Cincinnati religious leaders react to Trump's desire to destroy Johnson Amendment

Posted at 9:24 PM, Feb 03, 2017
and last updated 2017-02-03 21:27:27-05

CINCINNATI - Pastors endorsing candidates from the podium has been banned for over 50 years since the Johnson Amendment went into law. But it won't stay that way for much longer if President Trump has his way.

Pastor Damon Lynch Jr.

Trump vowed to "destroy" the law during remarks at the National Prayer Breakfast. And Pastor Damon Lynch Jr. of New Jerusalem Baptist Church thinks he knows why.

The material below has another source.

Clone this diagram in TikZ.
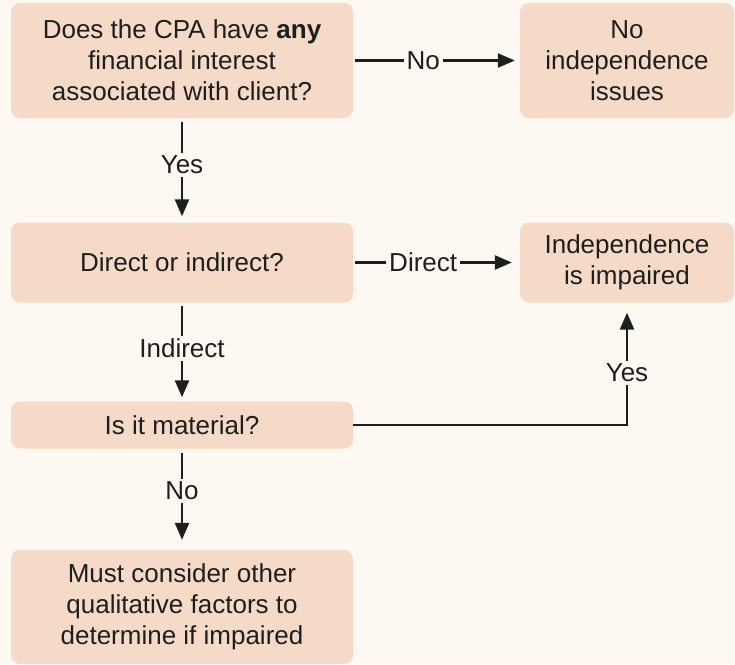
\documentclass[tikz,border=0pt]{standalone}
\usepackage{fontspec}
\setmainfont{Liberation Sans}
\usetikzlibrary{arrows.meta}
\definecolor{bg}{HTML}{FEF8F3}
\definecolor{boxc}{HTML}{F5DBC7}
\definecolor{ink}{HTML}{1E1E1E}
\begin{document}
\begin{tikzpicture}[x=1pt,y=-1pt,
  box/.style={draw=none,fill=boxc,rounded corners=9pt,align=center,text=ink,
    font=\fontsize{26}{31}\selectfont,inner sep=0pt},
  arr/.style={draw=ink,line width=2.5pt,-{Triangle[length=17pt,width=14pt]}},
  lbl/.style={fill=bg,text=ink,font=\fontsize{26}{31}\selectfont,inner sep=3pt}]
\fill[bg] (0,0) rectangle (735,664);
\useasboundingbox (0,0) rectangle (735,664);
\node[box,minimum width=342pt,minimum height=115pt] (q1) at (182,60.5)
  {Does the CPA have \textbf{any}\\financial interest\\associated with client?};
\node[box,minimum width=214pt,minimum height=115pt] (no) at (627,60.5)
  {No\\independence\\issues};
\node[box,minimum width=342pt,minimum height=80pt] (q2) at (182,262.5)
  {Direct or indirect?};
\node[box,minimum width=214pt,minimum height=80pt] (imp) at (627,262.5)
  {Independence\\is impaired};
\node[box,minimum width=342pt,minimum height=47pt] (q3) at (182,425)
  {Is it material?};
\node[box,minimum width=342pt,minimum height=114pt] (q4) at (182,607)
  {Must consider other\\qualitative factors to\\determine if impaired};
\draw[arr,shorten <=2pt,shorten >=5pt] (q1.east) -- node[lbl,pos=0.42] {No} (no.west);
\draw[arr,shorten <=4pt,shorten >=6pt] (q1.south) -- node[lbl,pos=0.45] {Yes} (q2.north);
\draw[arr,shorten <=2pt,shorten >=8pt] (q2.east) -- node[lbl,pos=0.42] {Direct} (imp.west);
\draw[arr,shorten <=3pt,shorten >=4pt] (q2.south) -- node[lbl,pos=0.46] {Indirect} (q3.north);
\draw[arr,shorten <=4pt,shorten >=10pt] (q3.south) -- node[lbl,pos=0.42] {No} (q4.north);
\draw[arr,shorten >=10pt] (q3.east) -| node[lbl,pos=0.713] {Yes} (imp.south);
\end{tikzpicture}
\end{document}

"I think he wants to broaden it because there are a lot of conservative preachers and conservative people who voted for him, and I think it's probably in his best interest to get that situation reduced," Lynch said.

The Johnson Amendment is a 1954 law that prohibits preachers from endorsing or opposing political candidates from the pulpit. If they do, the church could lose its tax exempt status.

When he's in the pulpit, Pastor Lynch says he keeps his political views to himself.

"Because there are people in my congregation who are Republican and Democrat and independent,  so therefore we deal with political education," he said.  "We tell them how to vote, when to vote, but we never tell them from the pulpit who to vote for."

The President's intentions fulfill a campaign vow and appeals to the religious right. But Dan Schneider of the First Unitarian Church says that's a bad idea.

"Like many churches, we look to unite people and not divide them, and I think dividing people according to what political candidate you're going to support is not a good thing," Schneider  said.

For Schneider, there's another issue at work here.

"We have a separation of church and state in this country that we adhere to and we think it's important to be who we are and not be involved in partisan politics. It's just a mistake," he said.

The Archdiocese of Cincinnati relies on the U.S. Conference of Catholic Bishops' guidelines prohibiting endorsements. Likewise, Crossroads Community Church doesn't endorse or oppose political candidates.

Changing the Johnson Amendment would require an act of Congress.